Zoe Larmer, government relations director for the Oregon Department of Education (ODE), told the committee the bill updates outdated STEM statutes to reflect how STEM hubs currently operate, clarifies that approved recovery schools that are also public charter schools are governed by recovery‑school statutes for special‑education responsibility (so ODE “holds FAPE for recovery schools”), clarifies eligibility for the Oregon School for the Deaf to explicitly include students on Section 504 plans, and consolidates disparate emergency‑planning language into a single reference aligned with the standard response protocol.

Committee members raised concerns about the OSD language. Senator Gelser Bloemen asked whether wording that notes a district is “unable to make reasonable accommodations for the child commensurate with the needs of the child as identified in the education plan of the child” could be used to shift students into residential placements or to pressure families to send children away rather than provide local accommodations.

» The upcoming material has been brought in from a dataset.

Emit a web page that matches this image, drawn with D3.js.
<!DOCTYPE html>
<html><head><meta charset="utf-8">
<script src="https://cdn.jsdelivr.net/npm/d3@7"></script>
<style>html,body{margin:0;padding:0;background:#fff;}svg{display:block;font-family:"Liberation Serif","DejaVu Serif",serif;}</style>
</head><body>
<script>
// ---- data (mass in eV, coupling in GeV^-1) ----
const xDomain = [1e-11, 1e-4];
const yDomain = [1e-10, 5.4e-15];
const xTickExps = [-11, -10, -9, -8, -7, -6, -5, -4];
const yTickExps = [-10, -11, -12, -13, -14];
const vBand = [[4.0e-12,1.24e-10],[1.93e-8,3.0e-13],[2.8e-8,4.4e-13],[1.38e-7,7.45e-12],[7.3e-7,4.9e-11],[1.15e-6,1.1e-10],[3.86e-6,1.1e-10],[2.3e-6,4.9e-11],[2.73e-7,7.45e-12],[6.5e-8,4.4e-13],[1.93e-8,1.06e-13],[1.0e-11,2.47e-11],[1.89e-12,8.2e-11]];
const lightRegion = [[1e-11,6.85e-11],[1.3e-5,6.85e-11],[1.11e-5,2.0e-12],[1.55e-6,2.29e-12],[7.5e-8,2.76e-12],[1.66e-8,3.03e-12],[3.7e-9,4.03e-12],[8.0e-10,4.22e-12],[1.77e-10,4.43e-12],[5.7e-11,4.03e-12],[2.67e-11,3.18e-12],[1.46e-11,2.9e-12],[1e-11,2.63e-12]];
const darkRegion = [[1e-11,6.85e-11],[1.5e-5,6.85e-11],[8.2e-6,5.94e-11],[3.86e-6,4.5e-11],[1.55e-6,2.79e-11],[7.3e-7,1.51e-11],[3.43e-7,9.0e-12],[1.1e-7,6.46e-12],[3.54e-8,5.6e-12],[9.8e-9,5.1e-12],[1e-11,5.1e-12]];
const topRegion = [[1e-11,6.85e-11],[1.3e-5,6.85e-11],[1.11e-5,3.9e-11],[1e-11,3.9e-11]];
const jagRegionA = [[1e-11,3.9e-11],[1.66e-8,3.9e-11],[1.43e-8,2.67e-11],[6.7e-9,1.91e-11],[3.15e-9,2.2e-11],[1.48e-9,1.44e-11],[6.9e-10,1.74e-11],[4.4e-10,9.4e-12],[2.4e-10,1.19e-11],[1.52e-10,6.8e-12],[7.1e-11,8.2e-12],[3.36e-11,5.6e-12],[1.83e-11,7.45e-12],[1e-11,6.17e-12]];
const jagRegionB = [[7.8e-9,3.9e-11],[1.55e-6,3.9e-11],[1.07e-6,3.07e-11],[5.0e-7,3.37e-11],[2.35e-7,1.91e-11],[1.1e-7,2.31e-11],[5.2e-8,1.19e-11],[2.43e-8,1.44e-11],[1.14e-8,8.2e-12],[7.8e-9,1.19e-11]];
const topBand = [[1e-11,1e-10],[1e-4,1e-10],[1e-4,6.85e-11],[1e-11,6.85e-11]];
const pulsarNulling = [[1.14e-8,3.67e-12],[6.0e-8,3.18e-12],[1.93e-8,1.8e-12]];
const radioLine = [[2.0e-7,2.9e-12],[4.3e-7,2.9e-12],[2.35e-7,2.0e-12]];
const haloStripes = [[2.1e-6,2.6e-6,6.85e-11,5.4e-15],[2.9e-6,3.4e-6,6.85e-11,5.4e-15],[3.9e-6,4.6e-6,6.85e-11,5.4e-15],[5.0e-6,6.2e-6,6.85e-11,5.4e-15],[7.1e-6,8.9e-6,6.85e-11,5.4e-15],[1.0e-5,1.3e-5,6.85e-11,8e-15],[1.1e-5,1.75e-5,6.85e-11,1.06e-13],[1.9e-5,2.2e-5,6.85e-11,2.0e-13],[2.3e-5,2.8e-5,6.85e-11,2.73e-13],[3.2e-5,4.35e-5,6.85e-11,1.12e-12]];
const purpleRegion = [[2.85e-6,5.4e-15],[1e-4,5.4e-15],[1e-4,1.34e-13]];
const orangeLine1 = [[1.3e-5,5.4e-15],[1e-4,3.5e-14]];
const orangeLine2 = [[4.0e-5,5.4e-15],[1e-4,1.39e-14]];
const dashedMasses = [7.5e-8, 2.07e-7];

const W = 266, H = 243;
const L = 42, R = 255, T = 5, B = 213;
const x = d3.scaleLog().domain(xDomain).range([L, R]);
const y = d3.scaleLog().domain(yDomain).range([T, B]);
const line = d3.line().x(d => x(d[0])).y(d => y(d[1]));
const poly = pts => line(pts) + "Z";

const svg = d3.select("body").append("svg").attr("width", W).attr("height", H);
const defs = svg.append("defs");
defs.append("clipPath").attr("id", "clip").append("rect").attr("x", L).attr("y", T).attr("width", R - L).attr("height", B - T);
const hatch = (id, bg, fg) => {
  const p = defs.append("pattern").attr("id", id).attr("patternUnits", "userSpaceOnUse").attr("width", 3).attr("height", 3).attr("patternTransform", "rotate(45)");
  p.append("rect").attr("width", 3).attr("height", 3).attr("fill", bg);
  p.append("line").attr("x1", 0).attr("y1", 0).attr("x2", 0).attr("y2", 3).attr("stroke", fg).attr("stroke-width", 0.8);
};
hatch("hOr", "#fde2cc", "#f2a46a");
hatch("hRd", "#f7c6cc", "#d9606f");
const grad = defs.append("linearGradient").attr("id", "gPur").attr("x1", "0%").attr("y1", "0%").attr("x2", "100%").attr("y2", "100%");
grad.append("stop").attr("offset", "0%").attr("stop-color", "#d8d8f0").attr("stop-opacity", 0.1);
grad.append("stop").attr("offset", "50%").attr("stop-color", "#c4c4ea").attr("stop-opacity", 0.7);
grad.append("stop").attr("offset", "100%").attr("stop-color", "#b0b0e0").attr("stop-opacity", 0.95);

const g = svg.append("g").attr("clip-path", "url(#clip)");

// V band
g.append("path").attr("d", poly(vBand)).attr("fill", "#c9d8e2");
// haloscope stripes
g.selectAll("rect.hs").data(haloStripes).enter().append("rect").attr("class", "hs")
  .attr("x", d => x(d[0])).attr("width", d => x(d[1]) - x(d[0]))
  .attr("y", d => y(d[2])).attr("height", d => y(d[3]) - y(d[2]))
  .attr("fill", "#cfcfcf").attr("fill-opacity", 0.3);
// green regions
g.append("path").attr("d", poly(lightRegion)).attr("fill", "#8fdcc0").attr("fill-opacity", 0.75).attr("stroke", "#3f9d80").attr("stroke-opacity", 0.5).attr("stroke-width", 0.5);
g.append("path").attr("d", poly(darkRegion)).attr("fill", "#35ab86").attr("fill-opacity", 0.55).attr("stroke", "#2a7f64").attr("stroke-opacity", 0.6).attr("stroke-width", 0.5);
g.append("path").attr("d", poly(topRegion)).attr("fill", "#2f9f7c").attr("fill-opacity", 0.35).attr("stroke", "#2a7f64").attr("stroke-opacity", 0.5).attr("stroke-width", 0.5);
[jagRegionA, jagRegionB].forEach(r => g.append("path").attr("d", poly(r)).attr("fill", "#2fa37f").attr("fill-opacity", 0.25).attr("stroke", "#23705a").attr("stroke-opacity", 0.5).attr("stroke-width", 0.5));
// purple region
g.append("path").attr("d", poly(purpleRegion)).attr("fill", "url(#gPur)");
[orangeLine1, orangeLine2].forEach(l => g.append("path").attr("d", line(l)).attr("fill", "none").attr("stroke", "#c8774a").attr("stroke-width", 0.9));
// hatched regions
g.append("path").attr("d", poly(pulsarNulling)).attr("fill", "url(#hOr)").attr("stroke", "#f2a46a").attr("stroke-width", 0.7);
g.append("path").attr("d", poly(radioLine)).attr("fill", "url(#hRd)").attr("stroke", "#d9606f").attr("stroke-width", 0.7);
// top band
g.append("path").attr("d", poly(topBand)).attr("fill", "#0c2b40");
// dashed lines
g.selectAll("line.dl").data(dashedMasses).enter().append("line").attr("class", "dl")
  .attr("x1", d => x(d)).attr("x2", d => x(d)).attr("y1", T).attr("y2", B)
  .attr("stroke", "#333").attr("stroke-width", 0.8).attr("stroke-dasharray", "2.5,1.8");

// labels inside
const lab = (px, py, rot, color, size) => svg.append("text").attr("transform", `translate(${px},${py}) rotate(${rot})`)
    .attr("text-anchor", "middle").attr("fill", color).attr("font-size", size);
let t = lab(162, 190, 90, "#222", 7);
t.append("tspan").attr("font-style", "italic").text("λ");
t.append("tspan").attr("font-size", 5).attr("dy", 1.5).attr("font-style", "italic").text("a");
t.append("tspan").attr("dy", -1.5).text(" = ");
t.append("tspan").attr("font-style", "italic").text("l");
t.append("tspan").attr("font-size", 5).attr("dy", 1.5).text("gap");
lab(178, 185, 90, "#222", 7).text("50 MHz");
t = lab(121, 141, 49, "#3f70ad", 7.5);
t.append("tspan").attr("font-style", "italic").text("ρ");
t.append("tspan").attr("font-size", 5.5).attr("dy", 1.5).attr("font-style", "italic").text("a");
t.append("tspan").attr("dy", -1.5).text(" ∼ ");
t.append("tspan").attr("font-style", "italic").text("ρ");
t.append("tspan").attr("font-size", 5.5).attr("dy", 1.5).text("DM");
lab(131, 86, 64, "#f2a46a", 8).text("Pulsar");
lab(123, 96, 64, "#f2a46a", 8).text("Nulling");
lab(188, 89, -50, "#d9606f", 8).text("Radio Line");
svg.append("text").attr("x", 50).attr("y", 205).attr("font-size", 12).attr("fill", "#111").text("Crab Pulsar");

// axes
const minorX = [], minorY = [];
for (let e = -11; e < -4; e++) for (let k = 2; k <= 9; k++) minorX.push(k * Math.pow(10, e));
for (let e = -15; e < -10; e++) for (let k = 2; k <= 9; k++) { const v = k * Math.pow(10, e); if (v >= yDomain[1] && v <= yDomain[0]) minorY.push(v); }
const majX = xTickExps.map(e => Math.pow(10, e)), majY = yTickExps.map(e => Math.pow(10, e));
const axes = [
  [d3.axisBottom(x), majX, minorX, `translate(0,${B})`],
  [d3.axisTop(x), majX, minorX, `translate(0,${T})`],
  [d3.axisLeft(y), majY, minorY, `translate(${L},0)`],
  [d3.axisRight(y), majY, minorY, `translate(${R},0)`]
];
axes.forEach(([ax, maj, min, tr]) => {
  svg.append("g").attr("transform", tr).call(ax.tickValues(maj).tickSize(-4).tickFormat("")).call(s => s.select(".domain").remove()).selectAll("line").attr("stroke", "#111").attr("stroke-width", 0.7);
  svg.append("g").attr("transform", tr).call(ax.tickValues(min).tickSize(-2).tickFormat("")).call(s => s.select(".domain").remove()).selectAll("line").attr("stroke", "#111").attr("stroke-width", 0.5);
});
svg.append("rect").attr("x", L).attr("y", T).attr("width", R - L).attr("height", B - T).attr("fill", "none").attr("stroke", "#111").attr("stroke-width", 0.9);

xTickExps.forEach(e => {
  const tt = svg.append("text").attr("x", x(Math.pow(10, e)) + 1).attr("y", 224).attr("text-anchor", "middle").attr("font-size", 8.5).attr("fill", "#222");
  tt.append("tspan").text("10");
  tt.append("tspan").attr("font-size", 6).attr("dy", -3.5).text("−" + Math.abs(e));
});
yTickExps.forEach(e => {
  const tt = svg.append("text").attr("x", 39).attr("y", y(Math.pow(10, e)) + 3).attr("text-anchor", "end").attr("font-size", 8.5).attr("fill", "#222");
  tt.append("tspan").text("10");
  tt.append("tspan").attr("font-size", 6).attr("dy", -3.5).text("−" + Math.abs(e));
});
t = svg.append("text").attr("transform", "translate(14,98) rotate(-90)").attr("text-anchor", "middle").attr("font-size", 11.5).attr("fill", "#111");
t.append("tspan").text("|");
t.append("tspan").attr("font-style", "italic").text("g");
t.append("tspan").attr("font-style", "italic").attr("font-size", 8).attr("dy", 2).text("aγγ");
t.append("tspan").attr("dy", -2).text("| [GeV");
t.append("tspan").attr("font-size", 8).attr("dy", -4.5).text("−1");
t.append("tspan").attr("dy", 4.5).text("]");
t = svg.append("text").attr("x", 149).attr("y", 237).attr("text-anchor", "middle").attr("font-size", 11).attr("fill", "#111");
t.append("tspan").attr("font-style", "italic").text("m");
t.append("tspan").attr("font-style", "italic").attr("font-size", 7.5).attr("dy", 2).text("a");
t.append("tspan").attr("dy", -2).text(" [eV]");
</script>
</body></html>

Charlotte Jones, principal of the Oregon School for the Deaf (joining virtually), said the intent is inclusivity: “We wanted Oregon School for the Deaf to be considered as that language model, that accessibility for the whole child… and be more inclusive of the 504 student.” Jones said she expected only minimal additional enrollments and did not think the change would let districts “off the hook.”

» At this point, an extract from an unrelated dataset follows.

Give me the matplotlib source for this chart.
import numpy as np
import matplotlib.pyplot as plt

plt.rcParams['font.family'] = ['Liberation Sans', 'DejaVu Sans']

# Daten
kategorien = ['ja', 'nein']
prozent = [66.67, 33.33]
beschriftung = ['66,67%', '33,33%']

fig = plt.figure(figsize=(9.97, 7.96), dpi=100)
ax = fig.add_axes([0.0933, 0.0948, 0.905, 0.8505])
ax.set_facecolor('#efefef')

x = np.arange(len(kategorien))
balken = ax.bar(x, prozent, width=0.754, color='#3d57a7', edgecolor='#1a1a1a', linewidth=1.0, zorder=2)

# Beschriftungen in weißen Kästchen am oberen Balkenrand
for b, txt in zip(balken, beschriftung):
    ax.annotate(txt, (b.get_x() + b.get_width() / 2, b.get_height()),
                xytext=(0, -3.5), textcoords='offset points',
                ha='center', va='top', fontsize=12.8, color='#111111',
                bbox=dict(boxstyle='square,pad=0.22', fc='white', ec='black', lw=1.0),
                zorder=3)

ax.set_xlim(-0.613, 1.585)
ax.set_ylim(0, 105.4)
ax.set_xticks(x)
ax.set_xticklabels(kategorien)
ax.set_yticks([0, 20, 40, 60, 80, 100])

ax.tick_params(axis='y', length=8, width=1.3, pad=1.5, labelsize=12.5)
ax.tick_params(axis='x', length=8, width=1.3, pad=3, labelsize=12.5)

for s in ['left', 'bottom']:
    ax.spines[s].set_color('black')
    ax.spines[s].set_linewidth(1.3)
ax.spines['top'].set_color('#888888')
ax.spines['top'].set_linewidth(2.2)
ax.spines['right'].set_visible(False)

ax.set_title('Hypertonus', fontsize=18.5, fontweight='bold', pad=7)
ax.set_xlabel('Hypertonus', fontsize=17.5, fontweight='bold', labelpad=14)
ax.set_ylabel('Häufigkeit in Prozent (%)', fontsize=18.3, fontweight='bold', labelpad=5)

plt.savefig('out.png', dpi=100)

Senators asked for clearer language. Committee members requested follow‑up with Oregon Department of Human Services/Developmental Disabilities staff about an older statutory provision that appears to require contacting community developmental disabilities programs when certain placement questions arise; Zoe Larmer and ODE staff agreed to follow up.

Kate Pattison, director of school choice options and recovery education, said approved recovery schools operate in varied ways and that ODE is working with partners to maximize available Medicaid billing where appropriate, but that Medicaid billing is often burdensome and not a complete funding solution. Adam Logan, a hard‑of‑hearing OSD alumnus and advocate, testified in support of clarifying that students with 504 plans may choose OSD: “This language is just adding clarity by adding the words deaf, hard of hearing, deaf blind may go. So I can sense…uneasiness with this and I understand that. … This is just making sure that there's no sag. Like, person with developmental disability… it's not blocking them from going to OSD if that is the best place for them.”

Committee members asked ODE to refine statutory language to make clear student enrollment at OSD is voluntary and to remove or revisit older cross‑references to developmental‑disability placement processes. The committee closed the public hearing on HB 3,038; no committee vote appears in the hearing record.